いちごで横浜を紹介する記事が続いたが、以前、鉄道開業150周年で旧横浜駅(桜木町駅)を紹介する際にも触れたとおり、横浜は土木遺産・産業遺産に溢れている地でもある。
ご承知のとおり、日米修好通商条約により横浜港が開港したのは1959年。それまでの日本は鎖国。江戸に近い横浜の地はこの条約により開港し栄えたと言っていい。(実は新潟港もそうだったんですけどねー。)
そんな中で「みなとみらい地区」は押しも押されぬ横浜の顔になっているが、重要文化財でもある「日本丸(写真上)」があるし、そこから新港地区へ続く「汽車道」という歩行者専用道路は、近代化産業遺産群の一部とされている道でもある。
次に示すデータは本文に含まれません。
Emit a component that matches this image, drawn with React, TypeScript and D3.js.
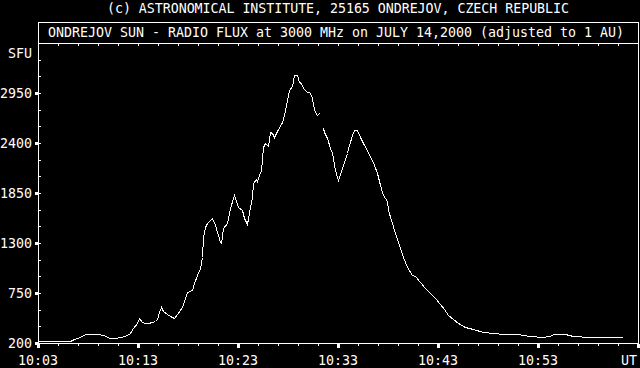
import React from "react";
import * as d3 from "d3";

// minutes after 10:00 UT
const times: number[] = [
  3.0, 4.2, 5.4, 6.2, 6.6, 7.2, 7.7, 8.2, 8.9, 9.5, 10.2, 10.7, 11.2, 11.7, 12.2, 12.53, 12.87, 13.13,
  13.37, 13.7, 14.03, 14.37, 14.7, 14.93, 15.13, 15.3, 15.53, 15.87, 16.2, 16.6, 16.93, 17.37, 17.93,
  18.37, 18.6, 18.87, 19.2, 19.37, 19.53, 19.7, 19.93, 20.37, 20.7, 21.2, 21.3, 21.53, 21.87, 22.2,
  22.63, 23.03, 23.37, 23.6, 23.93, 24.2, 24.37, 24.47, 24.77, 24.87, 25.1, 25.27, 25.47, 25.7, 25.97,
  26.2, 26.37, 26.63, 26.93, 27.4, 27.6, 27.87, 28.13, 28.37, 28.6, 28.87, 29.1, 29.27, 29.53, 29.87,
  30.13, 30.37, 30.53, 30.7, 30.93, 31.1, 31.3, 31.53, 31.6, 31.87, 32.2, 32.43, 32.7, 33.03, 33.37,
  33.53, 33.87, 34.13, 34.37, 34.6, 34.93, 35.2, 35.53, 35.87, 36.2, 36.53, 36.87, 37.2, 37.5, 37.87,
  38.03, 38.37, 38.7, 39.2, 39.53, 39.87, 40.37, 40.7, 41.2, 41.7, 42.2, 42.7, 43.2, 43.6, 44.03, 44.53,
  45.03, 45.7, 46.53, 47.53, 48.53, 49.53, 50.87, 52.2, 53.37, 54.2, 54.53, 55.7, 56.53, 58.2, 59.87, 61.37,
];
const flux: (number | null)[] = [
  222, 222, 222, 225, 240, 270, 295, 300, 302, 283, 255, 258, 268, 281, 314, 362, 423, 472,
  434, 423, 417, 434, 442, 460, 544, 592, 555, 519, 497, 478, 519, 599, 764,
  783, 857, 948, 1022, 1149, 1369, 1479, 1517, 1575, 1498, 1314, 1303, 1465, 1517, 1685,
  1828, 1700, 1663, 1572, 1506, 1700, 1809, 1957, 2000, 1985, 2048, 2103, 2359, 2396, 2367,
  2524, 2507, 2463, 2535, 2628, 2708, 2873, 2983, 3027, 3148, 3148, 3074, 3057, 3002, 2965,
  2958, 2910, 2818, 2744, 2708, 2726, null, 2561, 2524, 2451, 2341, 2286, 2103, 1993, 2121,
  2158, 2286, 2378, 2488, 2543, 2543, 2463, 2396, 2323, 2249, 2194, 2066, 1938, 1830, 1760,
  1660, 1517, 1407, 1242, 1149, 1039, 948, 937, 874, 801, 747, 692, 632, 570, 510, 462,
  420, 379, 353, 324, 306, 296, 296, 281, 270, 277, 296, 296, 277, 270, 263, 263,
];

const yTicks: number[] = [200, 750, 1300, 1850, 2400, 2950];
const xTicks: number[] = [3, 13, 23, 33, 43, 53, 63];
const xTickLabels: string[] = ["10:03", "10:13", "10:23", "10:33", "10:43", "10:53", ""];

const title1 = "(c) ASTRONOMICAL INSTITUTE, 25165 ONDREJOV, CZECH REPUBLIC";
const title2 = "ONDREJOV SUN - RADIO FLUX at 3000 MHz on JULY 14,2000 (adjusted to 1 AU)";

const W = 640, H = 368;
const L = 38, R = 638, T = 43, B = 343;
const FONT = "'DejaVu Sans Mono', 'Liberation Mono', monospace";

export default function App() {
  const x = d3.scaleLinear().domain([3, 63]).range([L, R]);
  const y = d3.scaleLinear().domain([200, 3500]).range([B, T]);
  const data = times.map((t, i) => ({ t, v: flux[i] }));
  const line = d3
    .line<{ t: number; v: number | null }>()
    .defined((d) => d.v !== null)
    .x((d) => Math.round(x(d.t)) + 0.5)
    .y((d) => Math.round(y(d.v as number)) + 0.5);

  const minorX = d3.range(3, 63.01, 2);
  const minorY = d3.range(200, 3500.1, 550 / 3);

  return (
    <svg
      width={W}
      height={H}
      style={{ position: "absolute", left: 0, top: 0, background: "#000" }}
      fontFamily={FONT}
    >
      <rect x={0} y={0} width={W} height={H} fill="#000" />
      <text x={338} y={13} fill="#fff" fontSize={13.3} textAnchor="middle" textLength={462} lengthAdjust="spacing">
        {title1}
      </text>
      {/* title box */}
      <rect x={L + 0.5} y={22.5} width={R - L} height={T - 22} fill="none" stroke="#fff" strokeWidth={1} />
      <text x={336} y={37} fill="#fff" fontSize={13.3} textAnchor="middle" textLength={576} lengthAdjust="spacing">
        {title2}
      </text>
      {/* plot frame */}
      <rect x={L + 0.5} y={T + 0.5} width={R - L} height={B - T} fill="none" stroke="#fff" strokeWidth={1} />
      {/* top minor ticks */}
      {minorX.map((m) => (
        <rect key={"tm" + m} x={Math.round(x(m))} y={T + 1} width={1} height={2} fill="#fff" />
      ))}
      {/* bottom minor ticks */}
      {minorX.map((m) => (
        <rect key={"bm" + m} x={Math.round(x(m))} y={B + 1} width={1} height={2} fill="#fff" />
      ))}
      {/* bottom major ticks */}
      {xTicks.map((m) => (
        <rect key={"bM" + m} x={Math.round(x(m)) - 1} y={B + 1} width={3} height={4} fill="#fff" />
      ))}
      {/* left minor ticks */}
      {minorY.map((v) => (
        <rect key={"lm" + v} x={L + 1} y={Math.round(y(v))} width={2} height={1} fill="#fff" />
      ))}
      {/* left major ticks */}
      {yTicks.map((v) => (
        <rect key={"lM" + v} x={L - 3} y={Math.round(y(v)) - 1} width={3} height={3} fill="#fff" />
      ))}
      {yTicks.map((v) => (
        <text key={"yl" + v} x={32} y={Math.round(y(v)) + 5} fill="#fff" fontSize={13.3} textAnchor="end">
          {v}
        </text>
      ))}
      <text x={32} y={58} fill="#fff" fontSize={13.3} textAnchor="end">SFU</text>
      {xTicks.map((m, i) => (
        <text key={"xl" + m} x={x(m)} y={365} fill="#fff" fontSize={13.3} textAnchor="middle">
          {xTickLabels[i]}
        </text>
      ))}
      <text x={629} y={365} fill="#fff" fontSize={13.3} textAnchor="middle">UT</text>
      <path d={line(data) || ""} fill="none" stroke="#fff" strokeWidth={1} shapeRendering="crispEdges" />
    </svg>
  );
}
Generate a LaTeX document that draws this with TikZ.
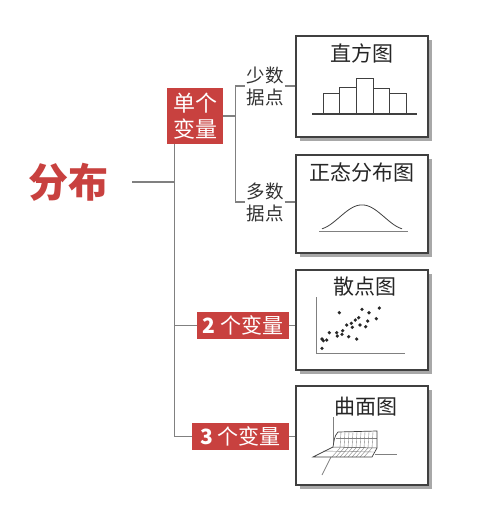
\documentclass[tikz,border=0pt]{standalone}
\usepackage{fontspec}
\usetikzlibrary{shadows}
\newfontfamily\cjk{Noto Sans CJK SC}
\definecolor{redc}{HTML}{C8413F}
\definecolor{linegray}{HTML}{808080}
\definecolor{boxborder}{HTML}{404040}
\definecolor{shadowc}{HTML}{A8A8A8}
\definecolor{darktext}{HTML}{333333}
\begin{document}
\begin{tikzpicture}[x=1pt,y=-1pt,
  conn/.style={draw=linegray,line width=1.3pt},
  redbox/.style={fill=redc,text=white,inner sep=0pt,align=center},
  chartbox/.style={draw=boxborder,line width=1.2pt,fill=white,minimum width=132pt,inner sep=0pt,
    drop shadow={shadow xshift=4pt,shadow yshift=-4pt,fill=shadowc,opacity=1}},
  charttitle/.style={font=\cjk\fontsize{21}{24}\selectfont,inner sep=0pt,text=black!85},
  lbl/.style={font=\cjk\fontsize{18.5}{22}\selectfont,text=darktext,align=center,inner sep=1pt},
  chartline/.style={draw=boxborder,line width=0.8pt},
  axis/.style={draw=gray,line width=1pt},
  dot/.style={fill=black!85}]
\useasboundingbox (0,0) rectangle (480,507);

% main label
\node[font=\cjk\bfseries\fontsize{40}{44}\selectfont,text=redc,inner sep=0pt] (fenbu) at (68,182) {分布};

% red boxes
\node[redbox,font=\cjk\fontsize{22}{26}\selectfont,minimum width=56pt,minimum height=56pt] (single) at (195,116) {单个\\变量};
\node[redbox,font=\cjk\fontsize{21}{24}\selectfont,minimum width=92pt,minimum height=27pt] (v2) at (243,325.5) {\textbf{2} 个变量};
\node[redbox,font=\cjk\fontsize{21}{24}\selectfont,minimum width=97pt,minimum height=27pt] (v3) at (240.5,436.5) {\textbf{3} 个变量};

% small labels
\node[lbl] (few) at (265,86) {少数\\据点};
\node[lbl] (many) at (265,202) {多数\\据点};

% chart boxes
\node[chartbox,minimum height=101pt] (h1) at (362,86.5) {};
\node[chartbox,minimum height=98pt] (h2) at (362,204) {};
\node[chartbox,minimum height=100pt] (h3) at (362,320) {};
\node[chartbox,minimum height=99pt] (h4) at (362,435.5) {};

\node[charttitle] (t1) at (362,53) {直方图};
\node[charttitle] (t2) at (362,173) {正态分布图};
\node[charttitle] (t3) at (365,287) {散点图};
\node[charttitle] (t4) at (366,407) {曲面图};

% connectors
\coordinate (tt) at ([xshift=8pt]single.south west);
\coordinate (fe) at ([xshift=24pt]fenbu.east);
\coordinate (br) at ([xshift=12pt]single.east);
\draw[conn] (tt) -- (tt |- v3.west) -- (v3.west);
\draw[conn] (fe) -- (fe -| tt);
\draw[conn] (tt |- v2.west) -- (v2.west);
\draw[conn] (single.east) -- (br);
\draw[conn] (br |- few.west) -- (br |- many.west);
\draw[conn] (br |- few.west) -- (few.west);
\draw[conn] (br |- many.west) -- (many.west);
\draw[conn] (few.east) -- (few.east -| h1.west);
\draw[conn] (many.east) -- (many.east -| h2.west);
\draw[conn] (v2.east) -- (v2.east -| h3.west);
\draw[conn] (v3.east) -- (v3.east -| h4.west);

% histogram
\draw[chartline] (323,114) rectangle (339,93);
\draw[chartline] (339,114) rectangle (356,87);
\draw[chartline] (356,114) rectangle (373,78);
\draw[chartline] (373,114) rectangle (389,88);
\draw[chartline] (389,114) rectangle (406,93);
\draw[draw=boxborder,line width=1.2pt] (312,114) -- (417,114);

% normal curve
\draw[axis,line width=0.9pt] (319,231) -- (408,231);
\draw[chartline] plot[domain=322:402,samples=70,smooth] (\x,{229.5-12.3*(1+cos(4*(\x-362)))});

% scatter
\draw[axis] (316,297) -- (316,353) -- (405,353);
\foreach \p in {(339.3,312.7),(362,309.3),(369,312.7),(379.3,308),(358.7,317.7),(367.7,321),
  (376.3,318.7),(355.3,320),(351.3,323.3),(346.7,325),(352.3,327.3),(360,325),(365.7,326.7),
  (342.7,330.7),(336.7,332.7),(329.3,332.7),(337.3,336),(342,334.3),(348.7,336.7),(356.7,339),
  (322,339),(326.7,340),(323.3,340.7),(322,348.3)}
  \fill[dot] \p circle (1.8);

% surface
\draw[axis,line width=0.8pt] (333,417) -- (333,447);
\draw[axis,line width=0.8pt] (331,457) -- (322,475);
\draw[axis,line width=0.8pt] (375,454) -- (397,454);
\fill[white] (313,457) -- (372,457) -- (377,448) -- (377,431) -- (338,432)
  .. controls (334,436) and (334,442) .. (333,447) -- cycle;
\foreach \x in {341,345,...,373}
  \draw[gray,line width=0.4pt] (\x,432) .. controls (\x-1,440) .. (\x-1,448) -- (\x-9,457);
\draw[gray,line width=0.4pt] (323,451) -- (374,452);
\draw[gray,line width=0.4pt] (336,438) -- (377,438);
\draw[boxborder,line width=0.7pt] (313,457) -- (372,457) -- (377,448) -- (377,431) -- (338,432)
  .. controls (334,436) and (334,442) .. (333,447) -- cycle;
\draw[boxborder,line width=0.5pt] (333,447) -- (377,448);
\end{tikzpicture}
\end{document}
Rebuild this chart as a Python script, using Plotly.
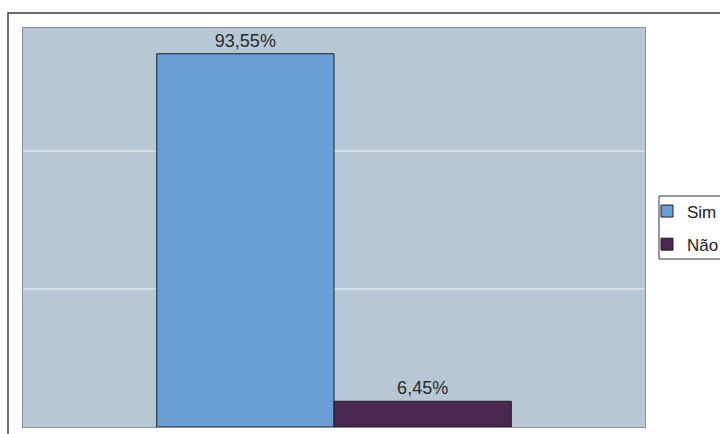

汽車道というくらいで、路面には線路が埋め込まれているが、これは装飾として設置されたものではない。ここはかつて「臨港線(税関線・高島線とも呼ばれていた。)」として新港との貨物輸送を目的に設置されたものである。
氷川丸の就航などに合わせて旅客輸送を担ったり、1989年の横浜博覧会でも旅客臨時列車が運行されたりしていた。意外に最近まで使われていたのだが、博覧会終了とともに1997年に汽車道(山下臨港線プロムナード)として生まれ変わった。
今回のいちごフェスティバルの会場である赤レンガ倉庫へもJR桜木町駅から汽車道を歩いて移動。先に紹介したとおり、横浜ワールドポーターズや横浜ハンマーヘッドなどの商業施設もあることから、多くの人がこの道を使って新港地区に移動をする。
線路をそのままにした保存されることになったのは600メートル弱。ナビオス横浜というホテルのビルの開口部を過ぎて、万国橋の交差点まで。開口部からのぞくと赤レンガ倉庫を望むことができる。(写真下)
また汽車道に架かる3つの橋梁は横浜市の認定歴史的建造物に認定されている。一号橋梁(写真上)、二号橋梁は1907年アメリカン・ブリッジ製のプラットトラス橋。三号橋梁はイギリス製で保存用に移設されたもので、こちらはポニートラス(写真下)。
みなとみらいや新港地区の開発など、新しいまちづくりの中にも横浜港とその歴史を大切にいる取り入れ保存されていることも感じられる。汽車道は、「土木学会デザイン賞2001」も受賞している。